● WHAT YOU HAVE TO DO
Take the lines from the head of the listing through the one bearing "(kos.east -| sed.west);" and copy them exactly, leaving every picture out.

>> start EXTRACTED ENTRIES

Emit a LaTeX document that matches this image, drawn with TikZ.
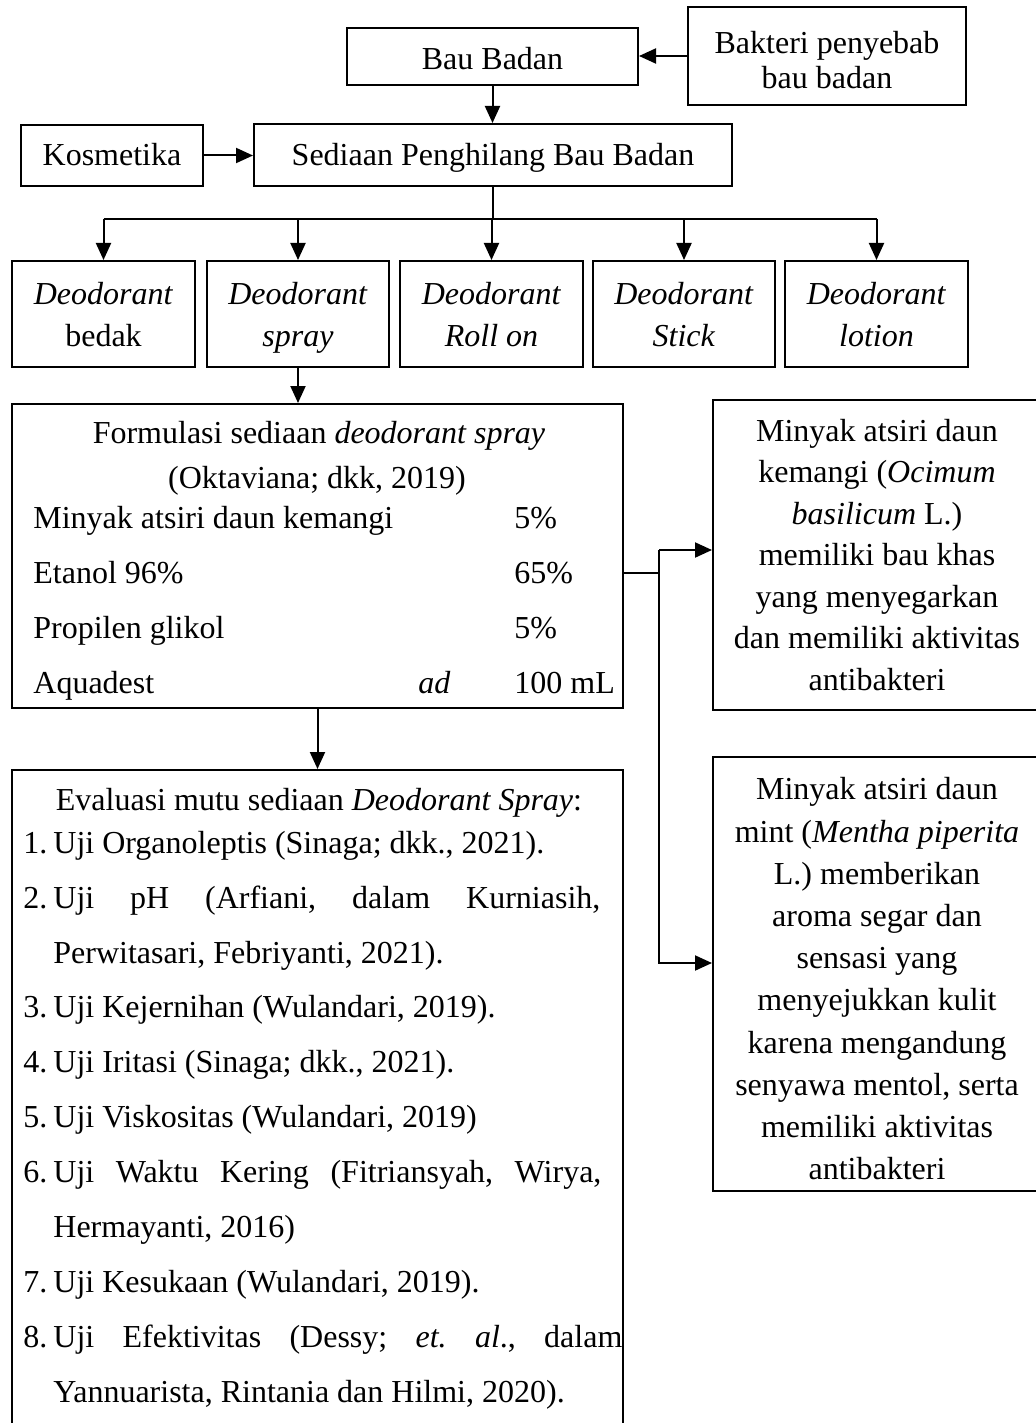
\documentclass[tikz,border=0pt]{standalone}
\usepackage{fontspec}
\setmainfont{Liberation Serif}
\usetikzlibrary{arrows.meta}
\newcommand\myfs[1]{\fontsize{16}{#1}\selectfont}
\newcommand\mystrut[2]{\rule[-#1]{0pt}{#2}}
\tikzset{
  box/.style={draw, line width=1pt, inner sep=0pt, align=center, font=\myfs{21}},
  arr/.style={line width=1pt, -{Triangle[length=8.5pt,width=7.5pt]}},
  ln/.style={line width=1pt},
  txt/.style={inner sep=0pt, anchor=base west, font=\myfs{21}},
  ctxt/.style={inner sep=0pt, anchor=base, font=\myfs{21}},
}
\begin{document}
\begin{tikzpicture}[x=0.5pt,y=-0.5pt]
\useasboundingbox (0,0) rectangle (1036,1423);
\fill[white] (0,0) rectangle (1036,1423);
\clip (0,0) rectangle (1036,1423);

% top
\node[box, minimum width=145.5pt, minimum height=28.5pt] (bau) at (492.5,56.5) {\mystrut{3.5pt}{20.5pt}Bau Badan};
\node[box, minimum width=139pt, minimum height=49pt, font=\myfs{17.5}] (bak) at (827,56) {\rule{0pt}{15pt}Bakteri penyebab\\bau badan};
\node[box, minimum width=91pt, minimum height=30.5pt] (kos) at (112,155.5) {\mystrut{3.5pt}{17.5pt}Kosmetika};
\node[box, minimum width=239pt, minimum height=31pt] (sed) at (493,155) {\mystrut{3.5pt}{18pt}Sediaan Penghilang Bau Badan};

\draw[arr] (bak.west) -- (bak.west -| bau.east);
\draw[arr] (bau.south) -- (bau.south |- sed.north);
\draw[arr] (kos.east) -- (kos.east -| sed.west);

% five types
\node[box, minimum width=91.5pt, minimum height=53pt] (b1) at (103.5,314) {\rule{0pt}{17.7pt}\textit{Deodorant}\\bedak\strut};
\node[box, minimum width=91pt, minimum height=53pt] (b2) at (298,314) {\rule{0pt}{17.7pt}\textit{Deodorant}\\\textit{spray}\strut};
\node[box, minimum width=91.5pt, minimum height=53pt] (b3) at (491.5,314) {\rule{0pt}{17.7pt}\textit{Deodorant}\\\textit{Roll on}\strut};
\node[box, minimum width=91pt, minimum height=53pt] (b4) at (684,314) {\rule{0pt}{17.7pt}\textit{Deodorant}\\\textit{Stick}\strut};
\node[box, minimum width=91.5pt, minimum height=53pt] (b5) at (876.5,314) {\rule{0pt}{17.7pt}\textit{Deodorant}\\\textit{lotion}\strut};

\coordinate (bus) at (493,219);
\draw[ln] (sed.south) -- (bus);
\draw[ln] (b1.north |- bus) -- (b5.north |- bus);
\foreach \b in {b1,b2,b3,b4,b5} {\draw[arr] (\b.north |- bus) -- (\b.north);}

% formulasi
\node[box, minimum width=305.5pt, minimum height=152pt] (form) at (317.5,556) {};
\draw[arr] (b2.south) -- (b2.south |- form.north);
\node[ctxt] (f1) at (319,443) {Formulasi sediaan \textit{deodorant spray}};
\node[ctxt] (f2) at (317,488) {(Oktaviana; dkk, 2019)};
\node[txt] (r1) at (33,528) {Minyak atsiri daun kemangi};
\node[txt] (r1v) at (514,528) {5\%};
\node[txt] (r2) at (33,583) {Etanol 96\%};
\node[txt] (r2v) at (514,583) {65\%};
\node[txt] (r3) at (33,638) {Propilen glikol};
\node[txt] (r3v) at (514,638) {5\%};
\node[txt] (r4) at (33,693) {Aquadest};
\node[txt] (r4a) at (418,693) {\textit{ad}};
\node[txt] (r4v) at (514,693) {100 mL};

% right boxes
\node[box, minimum width=164pt, minimum height=155pt, font=\myfs{20.75}] (kem) at (877,555)
  {Minyak atsiri daun\\kemangi (\textit{Ocimum}\\\textit{basilicum} L.)\\memiliki bau khas\\yang menyegarkan\\dan memiliki aktivitas\\antibakteri};
\node[box, minimum width=164pt, minimum height=217pt, font=\myfs{21.1}] (mint) at (877,974)
  {\rule{0pt}{16pt}Minyak atsiri daun\\mint (\textit{Mentha piperita}\\L.) memberikan\\aroma segar dan\\sensasi yang\\menyejukkan kulit\\karena mengandung\\senyawa mentol, serta\\memiliki aktivitas\\antibakteri};

\coordinate (jm) at (659,573);
\coordinate (jt) at (659,550);
\coordinate (jb) at (659,963);
\draw[ln] (form.east |- jm) -- (jm);
\draw[arr] (jt) -- (kem.west |- jt);
\draw[arr] (jt) -- (jb) -- (mint.west |- jb);

% evaluasi
\node[box, minimum width=305.5pt, minimum height=335pt] (eval) at (317.5,1105) {};
\draw[arr] (form.south) -- (form.south |- eval.north);
\node[ctxt] (e0) at (319,810) {Evaluasi mutu sediaan \textit{Deodorant Spray}:};
\node[txt] (n1) at (23,853) {1.};
\node[txt] (e1) at (53,853) {Uji Organoleptis (Sinaga; dkk., 2021).};
\node[txt] (n2) at (23,908) {2.};
\node[txt] (e2) at (53,908) {\hbox to 273.5pt{Uji\hfill pH\hfill (Arfiani,\hfill dalam\hfill Kurniasih,}};
\node[txt] (e2b) at (53,963) {Perwitasari, Febriyanti, 2021).};
\node[txt] (n3) at (23,1017) {3.};
\node[txt] (e3) at (53,1017) {Uji Kejernihan (Wulandari, 2019).};
\node[txt] (n4) at (23,1072) {4.};
\node[txt] (e4) at (53,1072) {Uji Iritasi (Sinaga; dkk., 2021).};
\node[txt] (n5) at (23,1127) {5.};
\node[txt] (e5) at (53,1127) {Uji Viskositas (Wulandari, 2019)};
\node[txt] (n6) at (23,1182) {6.};
\node[txt] (e6) at (53,1182) {\hbox to 274pt{Uji\hfill Waktu\hfill Kering\hfill (Fitriansyah,\hfill Wirya,}};
\node[txt] (e6b) at (53,1237) {Hermayanti, 2016)};
\node[txt] (n7) at (23,1292) {7.};
\node[txt] (e7) at (53,1292) {Uji Kesukaan (Wulandari, 2019).};
\node[txt] (n8) at (23,1347) {8.};
\node[txt] (e8) at (53,1347) {\hbox to 284.5pt{Uji\hfill Efektivitas\hfill (Dessy;\hfill \textit{et.}\hfill \textit{al}.,\hfill dalam}};
\node[txt] (e8b) at (53,1402) {Yannuarista, Rintania dan Hilmi, 2020).};
\end{tikzpicture}
\end{document}
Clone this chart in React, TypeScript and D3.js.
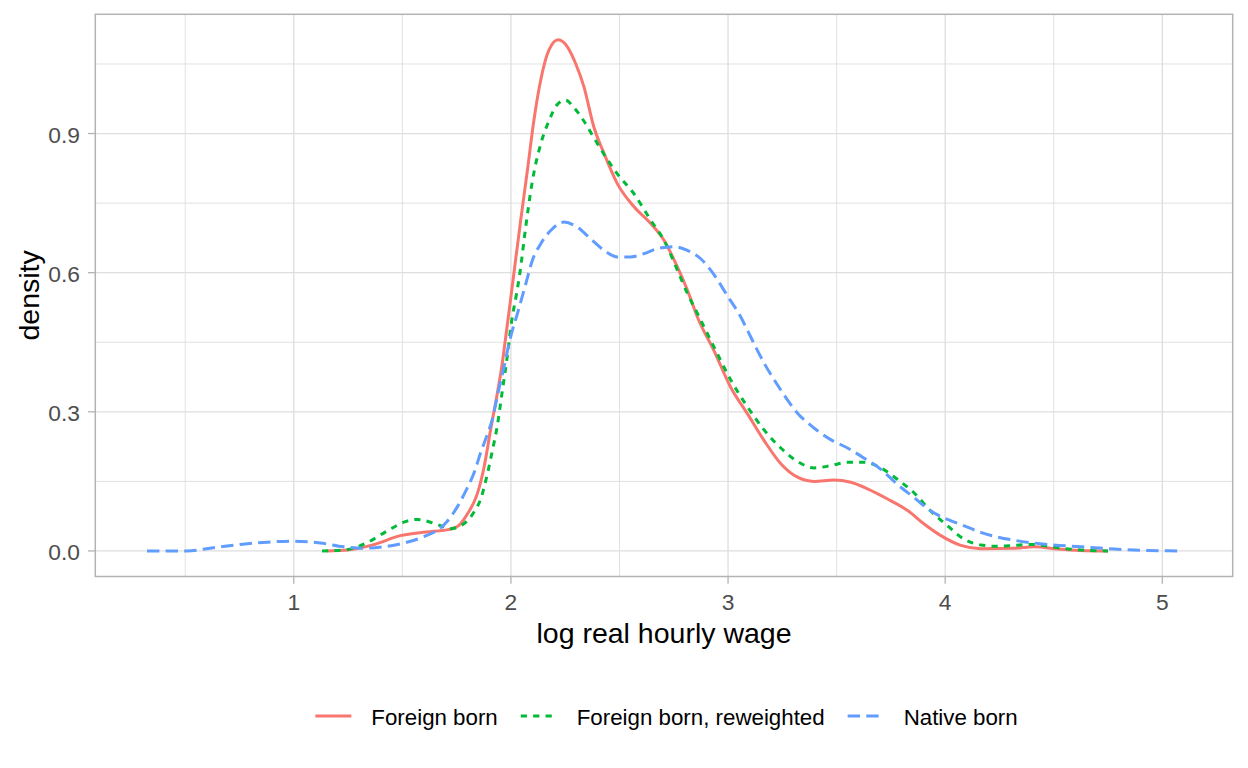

>> end EXTRACTED ENTRIES

● OUTPUT BELOW
Emit a LaTeX document that matches this image, drawn with TikZ.
\documentclass[tikz,border=0pt]{standalone}
\usepackage{fontspec}
\setmainfont{Liberation Serif}
\usetikzlibrary{arrows.meta}
\newcommand\myfs[1]{\fontsize{16}{#1}\selectfont}
\newcommand\mystrut[2]{\rule[-#1]{0pt}{#2}}
\tikzset{
  box/.style={draw, line width=1pt, inner sep=0pt, align=center, font=\myfs{21}},
  arr/.style={line width=1pt, -{Triangle[length=8.5pt,width=7.5pt]}},
  ln/.style={line width=1pt},
  txt/.style={inner sep=0pt, anchor=base west, font=\myfs{21}},
  ctxt/.style={inner sep=0pt, anchor=base, font=\myfs{21}},
}
\begin{document}
\begin{tikzpicture}[x=0.5pt,y=-0.5pt]
\useasboundingbox (0,0) rectangle (1036,1423);
\fill[white] (0,0) rectangle (1036,1423);
\clip (0,0) rectangle (1036,1423);

% top
\node[box, minimum width=145.5pt, minimum height=28.5pt] (bau) at (492.5,56.5) {\mystrut{3.5pt}{20.5pt}Bau Badan};
\node[box, minimum width=139pt, minimum height=49pt, font=\myfs{17.5}] (bak) at (827,56) {\rule{0pt}{15pt}Bakteri penyebab\\bau badan};
\node[box, minimum width=91pt, minimum height=30.5pt] (kos) at (112,155.5) {\mystrut{3.5pt}{17.5pt}Kosmetika};
\node[box, minimum width=239pt, minimum height=31pt] (sed) at (493,155) {\mystrut{3.5pt}{18pt}Sediaan Penghilang Bau Badan};

\draw[arr] (bak.west) -- (bak.west -| bau.east);
\draw[arr] (bau.south) -- (bau.south |- sed.north);
\draw[arr] (kos.east) -- (kos.east -| sed.west);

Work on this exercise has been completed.